**What the exercise asks**
Omit all images. Transcribe the rest of the material below exactly.

□ □ □ □ □ □ □

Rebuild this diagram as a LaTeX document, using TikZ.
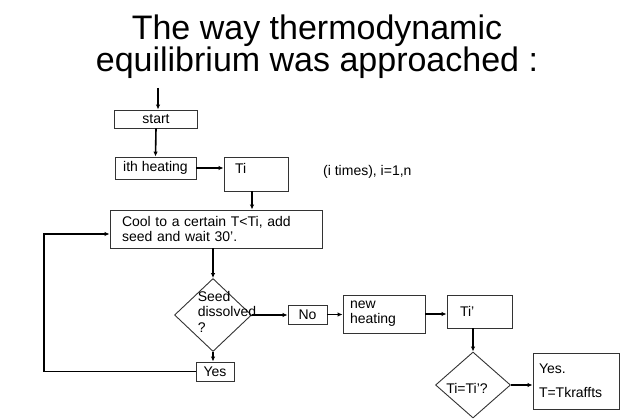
\documentclass[tikz,border=0pt]{standalone}
\usepackage{fontspec}
\setmainfont{Liberation Sans}
\usetikzlibrary{arrows.meta,shapes.geometric}

\begin{document}
\begin{tikzpicture}[x=1pt,y=-1pt,>=Latex,
  box/.style={draw=black!80,line width=0.9pt,inner sep=0pt,font=\fontsize{14}{15}\selectfont},
  lbox/.style={box,align=left},
  dia/.style={draw=black!80,line width=0.9pt,diamond,inner sep=0pt},
  arr/.style={->,line width=1.1pt,>={Latex[length=5pt,width=4.5pt]}},
  txt/.style={font=\fontsize{14}{15.5}\selectfont,align=left}]
\useasboundingbox (0,0) rectangle (620,419);
\node[font=\fontsize{34}{32}\selectfont,align=center,inner sep=0pt,anchor=north] (title) at (317,15) {The way thermodynamic\\equilibrium was approached :};
\coordinate (entry) at (158,88);
\node[box,minimum width=83pt,minimum height=18pt] (start) at (156,119) {start};
\node[box,minimum width=81pt,minimum height=22pt,text height=10pt,text depth=2pt] (ith) at (155.5,168) {ith heating};
\node[box,text width=42pt,inner xsep=11pt,minimum height=34pt,text height=10pt,text depth=10pt] (Ti) at (256,174) {Ti};
\node[txt,inner sep=0pt,anchor=west] (times) at (323,172) {(i times), i=1,n};
\node[lbox,text width=188pt,inner xsep=12pt,minimum height=38pt] (cool) at (216,229) {Cool to a certain T<Ti, add\\seed and wait 30'.};
\node[dia,minimum width=77pt,minimum height=73pt,
  label={[txt,xshift=14pt,yshift=3.5pt]center:Seed\\dissolved\\?}] (d1) at (213,315) {};
\node[box,minimum width=38pt,minimum height=19pt] (yes1) at (215,371.5) {Yes};
\coordinate (back) at (44,371.5);
\node[box,minimum width=39pt,minimum height=19pt] (no) at (307.5,314.5) {No};
\node[lbox,text width=68pt,inner xsep=7pt,minimum height=38pt] (newh) at (384,314) {new\\heating};
\node[lbox,text width=39pt,inner xsep=13pt,minimum height=33pt] (Tip) at (479.5,311.5) {Ti'};
\node[dia,minimum width=75pt,minimum height=66pt,
  label={[txt,xshift=-6pt,yshift=-3pt]center:Ti=Ti'?}] (d2) at (473,385) {};
\node[lbox,text width=74pt,inner xsep=6pt,minimum height=56pt] (res) at (576,381) {Yes.\\[9pt]T=Tkraffts};
% connectors
\draw[arr,line width=1.6pt] (entry) -- (entry |- start.north);
\draw[arr,line width=1.6pt] (start.south) -- (ith.north);
\draw[arr] (ith.east) -- (ith.east -| Ti.west);
\draw[arr] ([xshift=-4pt]Ti.south) -- ([xshift=-4pt]Ti.south |- cool.north);
\draw[arr] (d1.north |- cool.south) -- (d1.north);
\draw[arr] (d1.south) -- (d1.south |- yes1.north);
\draw[arr] (yes1.west) -- (back) |- ([yshift=-5pt]cool.west);
\draw[arr] (d1.east) -- (d1.east -| no.west);
\draw[arr] (no.east) -- (no.east -| newh.west);
\draw[arr] (newh.east) -- (newh.east -| Tip.west);
\draw[arr] (d2.north |- Tip.south) -- (d2.north);
\draw[arr] (d2.east) -- (d2.east -| res.west);
\end{tikzpicture}
\end{document}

□ □ □ □ □ □ □

**Solution for this task**
Rebuild this diagram as a LaTeX document, using TikZ.
\documentclass[tikz,border=0pt]{standalone}
\usepackage{fontspec}
\setmainfont{Liberation Sans}
\usetikzlibrary{arrows.meta,shapes.geometric}

\begin{document}
\begin{tikzpicture}[x=1pt,y=-1pt,>=Latex,
  box/.style={draw=black!80,line width=0.9pt,inner sep=0pt,font=\fontsize{14}{15}\selectfont},
  lbox/.style={box,align=left},
  dia/.style={draw=black!80,line width=0.9pt,diamond,inner sep=0pt},
  arr/.style={->,line width=1.1pt,>={Latex[length=5pt,width=4.5pt]}},
  txt/.style={font=\fontsize{14}{15.5}\selectfont,align=left}]
\useasboundingbox (0,0) rectangle (620,419);
\node[font=\fontsize{34}{32}\selectfont,align=center,inner sep=0pt,anchor=north] (title) at (317,15) {The way thermodynamic\\equilibrium was approached :};
\coordinate (entry) at (158,88);
\node[box,minimum width=83pt,minimum height=18pt] (start) at (156,119) {start};
\node[box,minimum width=81pt,minimum height=22pt,text height=10pt,text depth=2pt] (ith) at (155.5,168) {ith heating};
\node[box,text width=42pt,inner xsep=11pt,minimum height=34pt,text height=10pt,text depth=10pt] (Ti) at (256,174) {Ti};
\node[txt,inner sep=0pt,anchor=west] (times) at (323,172) {(i times), i=1,n};
\node[lbox,text width=188pt,inner xsep=12pt,minimum height=38pt] (cool) at (216,229) {Cool to a certain T<Ti, add\\seed and wait 30'.};
\node[dia,minimum width=77pt,minimum height=73pt,
  label={[txt,xshift=14pt,yshift=3.5pt]center:Seed\\dissolved\\?}] (d1) at (213,315) {};
\node[box,minimum width=38pt,minimum height=19pt] (yes1) at (215,371.5) {Yes};
\coordinate (back) at (44,371.5);
\node[box,minimum width=39pt,minimum height=19pt] (no) at (307.5,314.5) {No};
\node[lbox,text width=68pt,inner xsep=7pt,minimum height=38pt] (newh) at (384,314) {new\\heating};
\node[lbox,text width=39pt,inner xsep=13pt,minimum height=33pt] (Tip) at (479.5,311.5) {Ti'};
\node[dia,minimum width=75pt,minimum height=66pt,
  label={[txt,xshift=-6pt,yshift=-3pt]center:Ti=Ti'?}] (d2) at (473,385) {};
\node[lbox,text width=74pt,inner xsep=6pt,minimum height=56pt] (res) at (576,381) {Yes.\\[9pt]T=Tkraffts};
% connectors
\draw[arr,line width=1.6pt] (entry) -- (entry |- start.north);
\draw[arr,line width=1.6pt] (start.south) -- (ith.north);
\draw[arr] (ith.east) -- (ith.east -| Ti.west);
\draw[arr] ([xshift=-4pt]Ti.south) -- ([xshift=-4pt]Ti.south |- cool.north);
\draw[arr] (d1.north |- cool.south) -- (d1.north);
\draw[arr] (d1.south) -- (d1.south |- yes1.north);
\draw[arr] (yes1.west) -- (back) |- ([yshift=-5pt]cool.west);
\draw[arr] (d1.east) -- (d1.east -| no.west);
\draw[arr] (no.east) -- (no.east -| newh.west);
\draw[arr] (newh.east) -- (newh.east -| Tip.west);
\draw[arr] (d2.north |- Tip.south) -- (d2.north);
\draw[arr] (d2.east) -- (d2.east -| res.west);
\end{tikzpicture}
\end{document}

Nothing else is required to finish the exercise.